Small schools play with the big boysPublished 12:25am Sunday, August 28, 2011
On back-to-back Fridays, local teams have played football games that had a curious tidbit to them.
On opening night Aug. 19, we watched Trinity Episcopal, an MAIS Class AA school, take on Jefferson County High School, an MHSAA Class 3A school.
This past Friday, we saw Jefferson County take on Natchez High School, an MHSAA Class 6A opponent.
In both instances, it was a case of big school versus small school, at least on the surface.
By no means, though, were these match-ups David and Goliath-type match-ups.

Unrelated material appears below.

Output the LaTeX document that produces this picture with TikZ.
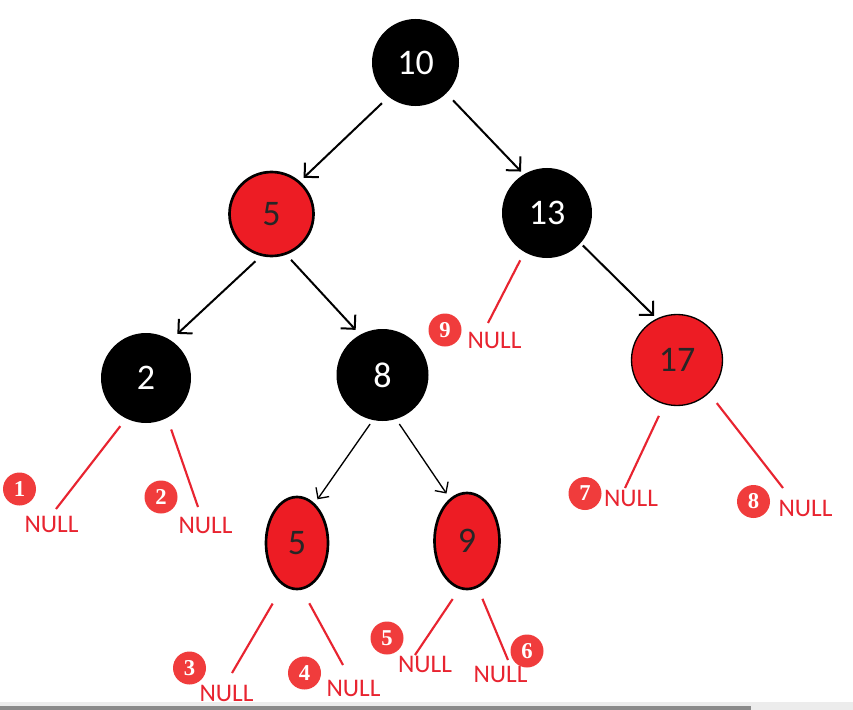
\documentclass[tikz,border=0pt]{standalone}
\usepackage{fontspec}
\setmainfont{Carlito}
\newfontfamily\badgefont{Liberation Serif}
\usetikzlibrary{arrows.meta,shapes.geometric}
\definecolor{nodered}{RGB}{237,28,36}
\definecolor{nullred}{RGB}{232,36,48}
\definecolor{badgered}{RGB}{240,60,60}
\definecolor{barlight}{RGB}{236,236,236}
\definecolor{bardark}{RGB}{138,138,138}
\tikzset{
  blknode/.style={circle,fill=black,draw=black,line width=1.5pt,inner sep=0pt,text=white,font=\fontsize{27}{27}\selectfont},
  rednode/.style={circle,fill=nodered,draw=black,line width=2pt,inner sep=0pt,text=black!85,font=\fontsize{27}{27}\selectfont},
  redell/.style={ellipse,fill=nodered,draw=black,line width=2pt,inner sep=0pt,text=black!85,font=\fontsize{27}{27}\selectfont},
  arr/.style={-{Straight Barb[length=7.5pt,width=15pt]},line width=1.5pt,black},
  thinarr/.style={-{Straight Barb[length=6pt,width=12pt]},line width=1pt,black},
  nline/.style={line width=1.6pt,nullred},
  nulltxt/.style={text=nullred,font=\fontsize{19}{19}\selectfont,inner sep=0pt},
  badge/.style={circle,fill=badgered,text=white,minimum size=24.75pt,inner sep=0pt,font=\badgefont\bfseries\fontsize{17}{17}\selectfont}
}
\begin{document}
\begin{tikzpicture}[x=0.75pt,y=-0.75pt]
\useasboundingbox (0,0) rectangle (853,710);
\fill[white] (0,0) rectangle (853,710);
% bottom bar
\fill[barlight] (0,702) rectangle (853,710);
\fill[bardark] (0,705.5) rectangle (751,710);

% tree nodes
\node[blknode,minimum size=63.75pt] (n10) at (415.5,62.5) {10};
\node[rednode,minimum size=63pt] (n5) at (271.5,214) {5};
\node[blknode,minimum size=66pt] (n13) at (547,213) {13};
\node[blknode,minimum size=66pt] (n2) at (146,378) {2};
\node[blknode,minimum size=67.5pt] (n8) at (382.5,375) {8};
\node[rednode,minimum size=68.25pt,line width=1pt] (n17) at (677,360) {17};
\node[redell,minimum width=46.5pt,minimum height=69pt] (n5b) at (297,543) {5};
\node[redell,minimum width=48.75pt,minimum height=72pt] (n9) at (467,541) {9};

% arrows
\draw[arr,shorten <=7pt,shorten >=3.8pt] (n10.-128.7) -- (n5.49.7);
\draw[arr,shorten <=7.3pt,shorten >=3pt] (n10.-45.8) -- (n13.121.4);
\draw[arr,shorten <=5.7pt,shorten >=7pt] (n5.-104.6) -- (n2.57.2);
\draw[arr,shorten <=5.2pt,shorten >=5pt] (n5.-70.3) -- (n8.119.5);
\draw[arr,shorten <=2.5pt,shorten >=2.8pt] (n13.-42.4) -- (n17.116.6);
\draw[thinarr,shorten <=3.7pt,shorten >=3.7pt] (n8.-102) -- (n5b.66);
\draw[thinarr,shorten <=4.5pt,shorten >=4.5pt] (n8.-73.5) -- (n9.112);

% free ends of NULL lines
\coordinate (e1) at (56,509);
\coordinate (e2) at (198,507);
\coordinate (e9) at (488,323);
\coordinate (e7) at (625,488);
\coordinate (e8) at (783,488);
\coordinate (e3) at (232,673);
\coordinate (e4) at (343,665);
\coordinate (e5) at (415,655);
\coordinate (e6) at (508,660);

% NULL lines
\draw[nline,shorten <=7.3pt] (n2.-116.6) -- (e1);
\draw[nline,shorten <=9.3pt] (n2.-62.5) -- (e2);
\draw[nline,shorten <=7pt] (n13.-120.4) -- (e9);
\draw[nline,shorten <=9.5pt] (n17.-106) -- (e7);
\draw[nline,shorten <=9.4pt] (n17.-46.4) -- (e8);
\draw[nline,shorten <=15.5pt] (n5b.-108.2) -- (e3);
\draw[nline,shorten <=11.5pt] (n5b.-84.4) -- (e4);
\draw[nline,shorten <=9pt] (n9.-99.6) -- (e5);
\draw[nline,shorten <=9pt] (n9.-77.2) -- (e6);

% NULL labels
\node[nulltxt] (t1) at (51.5,524) {NULL};
\node[nulltxt] (t2) at (205.5,525) {NULL};
\node[nulltxt] (t9) at (494.5,340) {NULL};
\node[nulltxt] (t7) at (631,498.5) {NULL};
\node[nulltxt] (t8) at (805.5,508.5) {NULL};
\node[nulltxt] (t3) at (226.5,693.5) {NULL};
\node[nulltxt] (t4) at (353.5,688) {NULL};
\node[nulltxt] (t5) at (425,664.5) {NULL};
\node[nulltxt] (t6) at (500.5,674.5) {NULL};

% badges
\node[badge] (b1) at (19.5,489) {1};
\node[badge] (b2) at (161,497) {2};
\node[badge] (b9) at (445,330) {9};
\node[badge] (b7) at (585,493.5) {7};
\node[badge] (b8) at (753.5,501.5) {8};
\node[badge] (b3) at (189.5,668) {3};
\node[badge] (b4) at (304.5,673) {4};
\node[badge] (b5) at (387,638) {5};
\node[badge] (b6) at (527,651) {6};
\end{tikzpicture}
\end{document}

While it’s true that the bigger schools ended up winning in both instances, it wouldn’t have been a surprise to see Trinity upset Jefferson County, or Jefferson County topple NHS.
Trinity might be a private school, but there’s no shortage of athletes on the Saints’ roster. David King’s coaching staff also makes a point to have their players — especially the linemen — keep up with strength and conditioning almost year round.
Because of this, Trinity is always going to be a hard-nosed team in the trenches. If you can hold your own on the offensive and defensive lines, and you have playmakers on your team, you can compete with almost anyone not named South Panola.
Jefferson County in recent years has been one of the stronger teams in the area. James Herrington and his staff have done an excellent job with the talent on hand, so to see his team keep close with NHS Friday for most of the game wasn’t a surprise.
So despite the size of Trinity and then Jefferson County, both teams had ample reason to step up to the challenge of playing a bigger team.
One reason is obvious: There’s not much travel time between Fayette and Natchez. It’s maybe a 45-minute drive. Playing local teams is wise economically, and it gets the fans excited to see the teams compete in cross-county rivalries.
Furthermore, both Trinity and Jefferson County look to compete for championships on both the divisional and state level.
Playing tough out-of-conference games helps prepare both teams for the rigors of a divisional and post-season schedule. Sure, you could schedule creampuff teams and blow them out 55-0, but doing that doesn’t challenge your players to get better.
The only time scheduling easy non-conference games makes sense is if your squad has had a couple of down years prior to the current season. As a coach, if your squad is used to losing, and you feel like this might be the year they’ll turn the corner, scheduling easy games early can allow them to boost confidence. That can act as a momentum builder to catapult the players into their conference schedule.
Neither Trinity nor Jefferson County was able to overthrow their “bigger” opponents these past two Fridays, but some positives could be take from those games.
Neither team backed down from the challenge, and both games could serve as measuring sticks to where each team is now, versus where they want to be.
Am I saying it was good for them to lose? No, and I don’t think the players and coaches for either team would accept losing. But what they take from those losses is what will make a difference in the long run.